* TASK INSTRUCTIONS *
Copy out all of the data exactly as it appears.

* DATA PROVIDED *
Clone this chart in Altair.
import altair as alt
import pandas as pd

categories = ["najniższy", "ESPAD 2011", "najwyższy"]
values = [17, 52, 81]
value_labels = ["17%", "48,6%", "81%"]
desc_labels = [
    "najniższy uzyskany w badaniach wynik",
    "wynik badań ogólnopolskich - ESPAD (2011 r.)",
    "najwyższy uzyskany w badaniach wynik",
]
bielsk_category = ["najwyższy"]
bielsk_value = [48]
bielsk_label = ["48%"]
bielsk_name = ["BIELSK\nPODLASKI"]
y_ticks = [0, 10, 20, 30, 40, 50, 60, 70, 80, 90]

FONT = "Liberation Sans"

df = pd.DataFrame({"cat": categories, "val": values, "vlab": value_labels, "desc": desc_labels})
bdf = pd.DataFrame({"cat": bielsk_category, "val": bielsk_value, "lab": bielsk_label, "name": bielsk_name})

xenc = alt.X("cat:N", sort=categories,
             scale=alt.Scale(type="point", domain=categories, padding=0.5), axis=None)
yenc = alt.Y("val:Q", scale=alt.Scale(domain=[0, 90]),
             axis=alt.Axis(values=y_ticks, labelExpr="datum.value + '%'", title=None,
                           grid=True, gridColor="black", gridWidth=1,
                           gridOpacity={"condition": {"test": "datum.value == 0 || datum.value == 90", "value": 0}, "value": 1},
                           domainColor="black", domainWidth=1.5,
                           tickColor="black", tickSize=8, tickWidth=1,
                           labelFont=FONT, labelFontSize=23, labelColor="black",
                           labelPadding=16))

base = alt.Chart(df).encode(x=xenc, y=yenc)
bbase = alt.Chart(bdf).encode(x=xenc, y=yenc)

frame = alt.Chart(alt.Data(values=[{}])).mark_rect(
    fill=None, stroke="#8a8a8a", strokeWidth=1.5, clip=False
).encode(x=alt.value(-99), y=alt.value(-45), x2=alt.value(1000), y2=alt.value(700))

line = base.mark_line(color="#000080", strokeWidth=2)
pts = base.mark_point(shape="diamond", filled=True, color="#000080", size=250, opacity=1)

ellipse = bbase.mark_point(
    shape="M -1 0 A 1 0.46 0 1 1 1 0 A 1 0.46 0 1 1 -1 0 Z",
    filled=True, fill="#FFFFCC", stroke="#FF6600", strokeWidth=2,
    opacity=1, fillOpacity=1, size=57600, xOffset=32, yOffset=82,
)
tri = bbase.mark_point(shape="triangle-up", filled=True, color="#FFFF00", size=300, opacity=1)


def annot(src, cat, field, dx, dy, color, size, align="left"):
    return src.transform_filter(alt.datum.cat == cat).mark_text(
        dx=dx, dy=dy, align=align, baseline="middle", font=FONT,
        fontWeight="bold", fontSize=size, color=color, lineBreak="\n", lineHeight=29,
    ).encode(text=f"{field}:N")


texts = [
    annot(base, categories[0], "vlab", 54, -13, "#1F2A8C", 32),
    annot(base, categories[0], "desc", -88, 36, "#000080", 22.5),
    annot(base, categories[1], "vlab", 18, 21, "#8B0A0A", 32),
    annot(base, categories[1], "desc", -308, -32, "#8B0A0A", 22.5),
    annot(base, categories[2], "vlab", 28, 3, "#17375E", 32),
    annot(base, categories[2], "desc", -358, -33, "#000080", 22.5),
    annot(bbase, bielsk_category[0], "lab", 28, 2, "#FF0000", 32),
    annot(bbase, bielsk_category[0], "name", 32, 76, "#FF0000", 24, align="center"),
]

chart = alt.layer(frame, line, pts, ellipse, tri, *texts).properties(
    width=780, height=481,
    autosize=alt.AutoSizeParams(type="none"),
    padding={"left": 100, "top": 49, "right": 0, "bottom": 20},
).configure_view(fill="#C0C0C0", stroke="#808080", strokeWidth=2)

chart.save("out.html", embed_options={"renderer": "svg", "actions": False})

* CORRECT RESULT *
Clone this chart in Altair.
import altair as alt
import pandas as pd

categories = ["najniższy", "ESPAD 2011", "najwyższy"]
values = [17, 52, 81]
value_labels = ["17%", "48,6%", "81%"]
desc_labels = [
    "najniższy uzyskany w badaniach wynik",
    "wynik badań ogólnopolskich - ESPAD (2011 r.)",
    "najwyższy uzyskany w badaniach wynik",
]
bielsk_category = ["najwyższy"]
bielsk_value = [48]
bielsk_label = ["48%"]
bielsk_name = ["BIELSK\nPODLASKI"]
y_ticks = [0, 10, 20, 30, 40, 50, 60, 70, 80, 90]

FONT = "Liberation Sans"

df = pd.DataFrame({"cat": categories, "val": values, "vlab": value_labels, "desc": desc_labels})
bdf = pd.DataFrame({"cat": bielsk_category, "val": bielsk_value, "lab": bielsk_label, "name": bielsk_name})

xenc = alt.X("cat:N", sort=categories,
             scale=alt.Scale(type="point", domain=categories, padding=0.5), axis=None)
yenc = alt.Y("val:Q", scale=alt.Scale(domain=[0, 90]),
             axis=alt.Axis(values=y_ticks, labelExpr="datum.value + '%'", title=None,
                           grid=True, gridColor="black", gridWidth=1,
                           gridOpacity={"condition": {"test": "datum.value == 0 || datum.value == 90", "value": 0}, "value": 1},
                           domainColor="black", domainWidth=1.5,
                           tickColor="black", tickSize=8, tickWidth=1,
                           labelFont=FONT, labelFontSize=23, labelColor="black",
                           labelPadding=16))

base = alt.Chart(df).encode(x=xenc, y=yenc)
bbase = alt.Chart(bdf).encode(x=xenc, y=yenc)

frame = alt.Chart(alt.Data(values=[{}])).mark_rect(
    fill=None, stroke="#8a8a8a", strokeWidth=1.5, clip=False
).encode(x=alt.value(-99), y=alt.value(-45), x2=alt.value(1000), y2=alt.value(700))

line = base.mark_line(color="#000080", strokeWidth=2)
pts = base.mark_point(shape="diamond", filled=True, color="#000080", size=250, opacity=1)

ellipse = bbase.mark_point(
    shape="M -1 0 A 1 0.46 0 1 1 1 0 A 1 0.46 0 1 1 -1 0 Z",
    filled=True, fill="#FFFFCC", stroke="#FF6600", strokeWidth=2,
    opacity=1, fillOpacity=1, size=57600, xOffset=32, yOffset=82,
)
tri = bbase.mark_point(shape="triangle-up", filled=True, color="#FFFF00", size=300, opacity=1)


def annot(src, cat, field, dx, dy, color, size, align="left"):
    return src.transform_filter(alt.datum.cat == cat).mark_text(
        dx=dx, dy=dy, align=align, baseline="middle", font=FONT,
        fontWeight="bold", fontSize=size, color=color, lineBreak="\n", lineHeight=29,
    ).encode(text=f"{field}:N")


texts = [
    annot(base, categories[0], "vlab", 54, -13, "#1F2A8C", 32),
    annot(base, categories[0], "desc", -88, 36, "#000080", 22.5),
    annot(base, categories[1], "vlab", 18, 21, "#8B0A0A", 32),
    annot(base, categories[1], "desc", -308, -32, "#8B0A0A", 22.5),
    annot(base, categories[2], "vlab", 28, 3, "#17375E", 32),
    annot(base, categories[2], "desc", -358, -33, "#000080", 22.5),
    annot(bbase, bielsk_category[0], "lab", 28, 2, "#FF0000", 32),
    annot(bbase, bielsk_category[0], "name", 32, 76, "#FF0000", 24, align="center"),
]

chart = alt.layer(frame, line, pts, ellipse, tri, *texts).properties(
    width=780, height=481,
    autosize=alt.AutoSizeParams(type="none"),
    padding={"left": 100, "top": 49, "right": 0, "bottom": 20},
).configure_view(fill="#C0C0C0", stroke="#808080", strokeWidth=2)

chart.save("out.html", embed_options={"renderer": "svg", "actions": False})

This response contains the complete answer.